The end of World War One on 11th November 1818 was a result of many factors that all came together. The arrival of fresh troops from America in the summer of 1918 gave the allied forces a very large advantage. History on the Net explains how ” The German commander Erich Ludendorff (right) was a brilliant military commander and had won decisive victories over Russia in 1917 that led to the Russian withdrawal from the war.In 1918 he announced that if Germany was to win the war then the allies had to be defeated on the Western Front before the arrival of American troops.”

The British Naval Blockade led to food shortages in Germany and subsequent protests on the streets of Berlin. October 1918 saw the resignation of German commander Ludendorff and a naval mutiny. Kaiser Wilhelm II then abdicated on November 8th 1918 and an armistice was signed on November 11th 1918.

The controversial leadership of Field Marshal Haig throughout the Great War is subject to so many different views and opinions by different historians, making an informed assessment on his leadership is extremely challenging. However, I do believe that the infamous catastrophic first day of the Somme was down to poor intelligence, predictions and overestimation. Men were sent to their deaths in appalling conditions whilst I do not think that Haig was solely to blame, I do believe that his distinct leadership style was not suited to the planning of the Somme and as commander in chief he does have overall responsibility for the safety and wellbeing of all men in the Army.

However, his leadership style fitted the circumstances of the final year of the great war. 1918 saw circumstances requiring decisive, quick and dictatorial actions at a time when German defences were weak and rapid advancements needed to be made. Haig played an incredibly important role in the final year which ultimately led to allied victory along with the help of the fresh American soldiers.
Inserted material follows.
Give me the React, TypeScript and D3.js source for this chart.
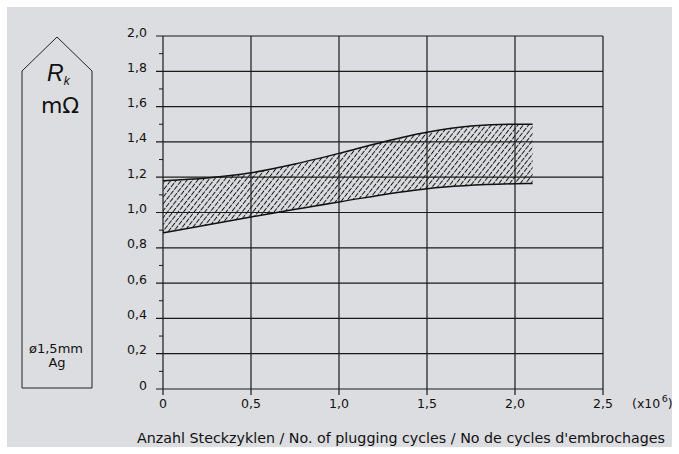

In Conclusion, I believe that Field Marshal Haig had an incredibly unique leadership style that only fitted the final phases of the war. The inability to listen to new ideas and dictatorial style during the Battles of Somme and Passchendaele I believe led to the deaths of tens of thousands of innocent soldiers. Poor intelligence also contributed to the immense disaster of the first day of the Somme. Whilst Haig has a duty to take responsibility forthe deaths of British soldiers I certainly believe that a number of factors contribute to both the successes and failures of the Great War and no single person or factor can take overall responsibility.